Malcolm Gladwell on Billy Bragg’s “Levi Stubbs’ Tears” on Desert Island Discs: “To my mind, music is at its finest when it explores the melancholy side of human nature. And [this song] has the most depressing opening couplet, I think, in the history of modern music… I mean it’s an extraordinary achievement! “With the money from her accident, she bought herself a mobile home/So at least she could get some enjoyment out of being alone…” I don’t think you can top that. The achievement of bringing someone to tears is infinitely greater than the achievement of bringing them to laughter. I happen to be obsessed with this notion: we laugh all the time, and easily… and yet we continue to reward people who bring us to laughter, as if it’s some great feat. It’s not, it’s the easiest thing in the world. I will make you laugh over the next whatever minutes. I will not make you cry. I am simply not good enough to make you cry. So I think that people who bring us at least to the brink of tears are geniuses, and to do it in two lines? I’m ready to be moved after I hear those two lines…”

Willy DeVille
When the internet isn’t trying to sell me Michael Kors handbags or Oakley sunglasses, it can be a very useful thing. And after reading Thom Hickey’s Immortal Jukebox on Willy (Mink) DeVille, I went on a YouTube bender. And what terrific stuff I found. I hadn’t appreciated how good he was, and why Jack Nitzsche (a man with pretty stellar taste, if you look at a list of his collaborations) why so enamoured of him. There’s a really nice Dutch fan film in five parts and a great set from Montreux with Freddy Koella on guitar. Larger than life, and cooler than Keith Richard.

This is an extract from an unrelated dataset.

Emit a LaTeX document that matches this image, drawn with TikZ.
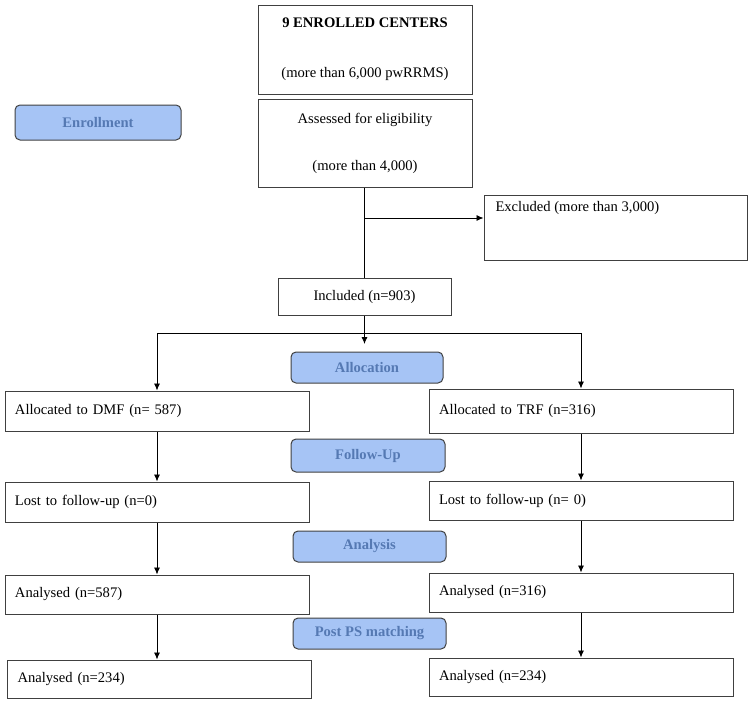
\documentclass[tikz,border=0pt]{standalone}
\usepackage{fontspec}
\setmainfont{Liberation Serif}
\usepackage[HTML]{xcolor}
\usepackage{tikz}
\usetikzlibrary{positioning, arrows, arrows.meta}

\definecolor{stagefill}{HTML}{A6C4F5}
\definecolor{stagetext}{HTML}{5579B3}
\definecolor{edge}{HTML}{404040}

\begin{document}
\begin{tikzpicture}[x=1pt,y=-1pt,
  >={Latex[length=7pt,width=6pt]},
  box/.style={draw=edge,line width=1pt,inner sep=0pt,font=\fontsize{14.6}{17}\selectfont},
  leftbox/.style={box,minimum width=304pt,text width=284pt,align=left},
  stage/.style={draw=edge,line width=1pt,fill=stagefill,rounded corners=5pt,
    minimum width=153pt,font=\fontsize{14.6}{17}\selectfont\bfseries,text=stagetext},
  link/.style={draw=black,line width=0.8pt}]
\useasboundingbox (0,0) rectangle (753,704);

% enrollment
\node[box,minimum width=214pt,minimum height=89pt,align=center] (centers) at (365,49.5)
  {\textbf{9 ENROLLED CENTERS}\\[33pt](more than 6,000 pwRRMS)};
\node[box,minimum width=214pt,minimum height=88pt,align=center] (assessed) at (365,143)
  {Assessed for eligibility\\[30pt](more than 4,000)};
\node[stage,minimum width=166pt,minimum height=35pt] (enroll) at (98,122.5) {Enrollment};
\node[box,minimum width=263pt,minimum height=65pt] (excluded) at (615.5,227.5)
  {\parbox[c][52pt][t]{240pt}{Excluded (more than 3,000)}};
\node[box,minimum width=173pt,minimum height=37pt] (included) at (364.5,296.5) {Included (n=903)};

% stages
\node[stage,minimum width=152pt,minimum height=31pt] (alloc) at (367,367.5) {Allocation};
\node[stage,minimum width=154pt,minimum height=33pt] (follow) at (368,455.5) {Follow-Up};
\node[stage,minimum width=153pt,minimum height=31pt] (analysis) at (369.5,546.5) {Analysis};
\node[stage,minimum width=153pt,minimum height=31pt] (postps) at (369.5,633.5) {Post PS matching};

% left arm
\node[leftbox,minimum height=40pt] (dmf) at (157,411) {Allocated to DMF (n= 587)};
\node[leftbox,minimum height=40pt] (lostdmf) at (157,502) {Lost to follow-up (n=0)};
\node[leftbox,minimum height=39pt] (anadmf) at (157,594.5) {Analysed (n=587)};
\node[leftbox,minimum height=38pt] (psdmf) at (159.5,679) {Analysed (n=234)};

% right arm
\node[leftbox,minimum height=44pt] (trf) at (581,411) {Allocated to TRF (n=316)};
\node[leftbox,minimum height=39pt] (losttrf) at (581,500.5) {Lost to follow-up (n= 0)};
\node[leftbox,minimum height=39pt] (anatrf) at (581,592.5) {Analysed (n=316)};
\node[leftbox,minimum height=38pt] (pstrf) at (581,677) {Analysed (n=234)};

% connectors
\coordinate (excl) at (364.5,218);
\coordinate (split) at (364.5,333);
\coordinate (down) at (364.5,344);
\draw[link] (included.north |- assessed.south) -- (included.north);
\draw[link,->] (excl) -- (excluded.west |- excl);
\draw[link,->] (included.south) -- (down);
\draw[link] (dmf.north |- split) -- (trf.north |- split);
\draw[link,->] (dmf.north |- split) -- (dmf.north);
\draw[link,->] (trf.north |- split) -- (trf.north);
\draw[link,->] (dmf) -- (lostdmf);
\draw[link,->] (lostdmf) -- (anadmf);
\draw[link,->] (anadmf.south) -- (anadmf.south |- psdmf.north);
\draw[link,->] (trf) -- (losttrf);
\draw[link,->] (losttrf) -- (anatrf);
\draw[link,->] (anatrf) -- (pstrf);
\end{tikzpicture}
\end{document}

F. Scott Fitzgerald, The Last of the Belles
Reading this brilliantly written and poignant short story, I liked this paragraph’s description of the narrator’s unattainable love-interest, Ailie Calhoun, and the country club’s Saturday night:
“On Saturday night she and Bill Knowles came to the country club. They were very handsome together and once more I felt envious and sad. As they danced out on the floor the three-piece orchestra was playing “After You’ve Gone”, in a poignant incomplete way that I can hear yet, as if each bar were trickling off a precious minute of that time. I knew then that I had grown to love Tarleton, and I glanced about half in panic to see if some face wouldn’t come in for me out of that warm, singing, outer darkness that yielded up couple after couple in organdie and olive drab.  It was a time of youth and war, and there was never so much love around”. Which sent me looking for versions of “After You’ve Gone” and finding rather lovely ones by Dinah Washington (great, as you’d imagine), Chet Atkins & Suzy Bogguss (cute and jazzy, and I dug the twin guitars), Written in 1918 (when the story was set by FSF) and covered by Bessie Smith, Judy Garland and, oh, nearly everyone in the world. But Nina Simone’s version? That’s something special. Live in a small club with an almost out-of-focus backing – bass, drums and guitar – there’s a great build and release into her piano solo, and a fantastic vocal throughout.